» **Data lines**
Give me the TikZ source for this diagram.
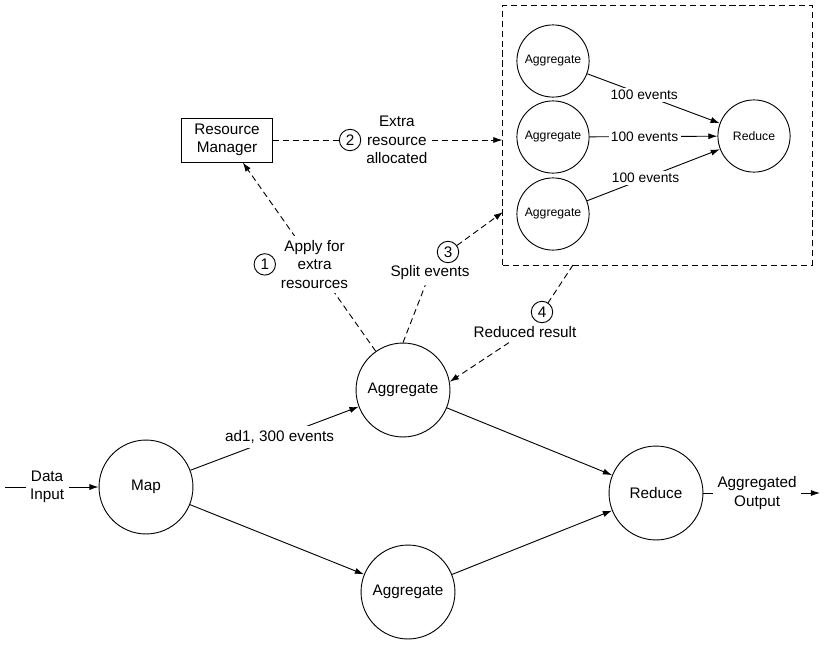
\documentclass[tikz,border=0pt]{standalone}
\usepackage{fontspec}
\setmainfont{Liberation Sans}
\usetikzlibrary{positioning,arrows.meta}
\tikzset{
  proc/.style={draw,circle,minimum size=2.16cm,inner sep=0pt},
  subproc/.style={draw,circle,minimum size=1.66cm,inner sep=0pt,font=\footnotesize},
  num/.style={draw,circle,fill=white,minimum size=14pt,inner sep=0pt},
  lbl/.style={fill=white,align=center,inner sep=3pt},
  dline/.style={dash pattern=on 4pt off 2.5pt},
}
\begin{document}
\begin{tikzpicture}[x=0.023cm,y=-0.023cm,line width=0.6pt,>={Latex[length=6pt,width=4pt]}]
  \useasboundingbox (0,0) rectangle (824,646);
  % main flow
  \node[proc] (map) at (146,487) {Map};
  \node[proc] (agg1) at (403,390) {Aggregate};
  \node[proc] (agg2) at (408,592) {Aggregate};
  \node[proc] (red) at (656,493) {Reduce};
  \coordinate (in) at (5,487);
  \coordinate (out) at (820,493);
  \draw[->] (in) -- (map) node[lbl,pos=0.45] {Data\\Input};
  \draw[->] (map) -- (agg1) node[lbl,pos=0.53] {ad1, 300 events};
  \draw[->] (map) -- (agg2);
  \draw[->] (agg1) -- (red);
  \draw[->] (agg2) -- (red);
  \draw[->] (red) -- (out) node[lbl,pos=0.46] {Aggregated\\Output};
  % extra resources
  \node[draw,align=center,minimum width=2.09cm,minimum height=1.01cm] (rm) at (227,140) {Resource\\Manager};
  \node[draw,dline,minimum width=7.11cm,minimum height=5.98cm] (cluster) at (657.5,135) {};
  \foreach \y/\n in {61/1,137/2,214/3} % aggregates in the cluster
    \node[subproc] (sub\n) at (553,\y) {Aggregate};
  \node[subproc] (subred) at (754,136) {Reduce};
  \foreach \n/\p in {1/0.43,2/0.43,3/0.44}
    \draw[->] (sub\n) -- (subred) node[lbl,inner sep=1.5pt,font=\small,pos=\p] {100 events};
  % 1: apply
  \draw[dline,->] (agg1) -- (rm) node[lbl,pos=0.46] (apply) {Apply for\\extra\\resources};
  \node[num,left=0pt of apply] {1};
  % 2: allocate
  \draw[dline,->] (rm) -- (rm -| cluster.west) node[lbl,pos=0.54] (extra) {Extra\\resource\\allocated};
  \node[num,left=0pt of extra] {2};
  % 3: split
  \coordinate (c3) at (503,212);
  \node[lbl] (split) at (430,273) {Split events};
  \node[num] (n3) at (448,252) {3};
  \draw[dline] (agg1.north) -- (split);
  \draw[dline,->] (n3) -- (c3);
  % 4: reduced result
  \coordinate (c4) at (573,265);
  \node[lbl] (reduced) at (525,332) {Reduced result};
  \node[num] (n4) at (542,312) {4};
  \draw[dline] (c4) -- (n4);
  \draw[dline,->] (reduced) -- (agg1.10);
\end{tikzpicture}
\end{document}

» **Task prompt**
Without including any picture, repeat the data exactly.

» **Answer to this exercise**
Give me the TikZ source for this diagram.
\documentclass[tikz,border=0pt]{standalone}
\usepackage{fontspec}
\setmainfont{Liberation Sans}
\usetikzlibrary{positioning,arrows.meta}
\tikzset{
  proc/.style={draw,circle,minimum size=2.16cm,inner sep=0pt},
  subproc/.style={draw,circle,minimum size=1.66cm,inner sep=0pt,font=\footnotesize},
  num/.style={draw,circle,fill=white,minimum size=14pt,inner sep=0pt},
  lbl/.style={fill=white,align=center,inner sep=3pt},
  dline/.style={dash pattern=on 4pt off 2.5pt},
}
\begin{document}
\begin{tikzpicture}[x=0.023cm,y=-0.023cm,line width=0.6pt,>={Latex[length=6pt,width=4pt]}]
  \useasboundingbox (0,0) rectangle (824,646);
  % main flow
  \node[proc] (map) at (146,487) {Map};
  \node[proc] (agg1) at (403,390) {Aggregate};
  \node[proc] (agg2) at (408,592) {Aggregate};
  \node[proc] (red) at (656,493) {Reduce};
  \coordinate (in) at (5,487);
  \coordinate (out) at (820,493);
  \draw[->] (in) -- (map) node[lbl,pos=0.45] {Data\\Input};
  \draw[->] (map) -- (agg1) node[lbl,pos=0.53] {ad1, 300 events};
  \draw[->] (map) -- (agg2);
  \draw[->] (agg1) -- (red);
  \draw[->] (agg2) -- (red);
  \draw[->] (red) -- (out) node[lbl,pos=0.46] {Aggregated\\Output};
  % extra resources
  \node[draw,align=center,minimum width=2.09cm,minimum height=1.01cm] (rm) at (227,140) {Resource\\Manager};
  \node[draw,dline,minimum width=7.11cm,minimum height=5.98cm] (cluster) at (657.5,135) {};
  \foreach \y/\n in {61/1,137/2,214/3} % aggregates in the cluster
    \node[subproc] (sub\n) at (553,\y) {Aggregate};
  \node[subproc] (subred) at (754,136) {Reduce};
  \foreach \n/\p in {1/0.43,2/0.43,3/0.44}
    \draw[->] (sub\n) -- (subred) node[lbl,inner sep=1.5pt,font=\small,pos=\p] {100 events};
  % 1: apply
  \draw[dline,->] (agg1) -- (rm) node[lbl,pos=0.46] (apply) {Apply for\\extra\\resources};
  \node[num,left=0pt of apply] {1};
  % 2: allocate
  \draw[dline,->] (rm) -- (rm -| cluster.west) node[lbl,pos=0.54] (extra) {Extra\\resource\\allocated};
  \node[num,left=0pt of extra] {2};
  % 3: split
  \coordinate (c3) at (503,212);
  \node[lbl] (split) at (430,273) {Split events};
  \node[num] (n3) at (448,252) {3};
  \draw[dline] (agg1.north) -- (split);
  \draw[dline,->] (n3) -- (c3);
  % 4: reduced result
  \coordinate (c4) at (573,265);
  \node[lbl] (reduced) at (525,332) {Reduced result};
  \node[num] (n4) at (542,312) {4};
  \draw[dline] (c4) -- (n4);
  \draw[dline,->] (reduced) -- (agg1.10);
\end{tikzpicture}
\end{document}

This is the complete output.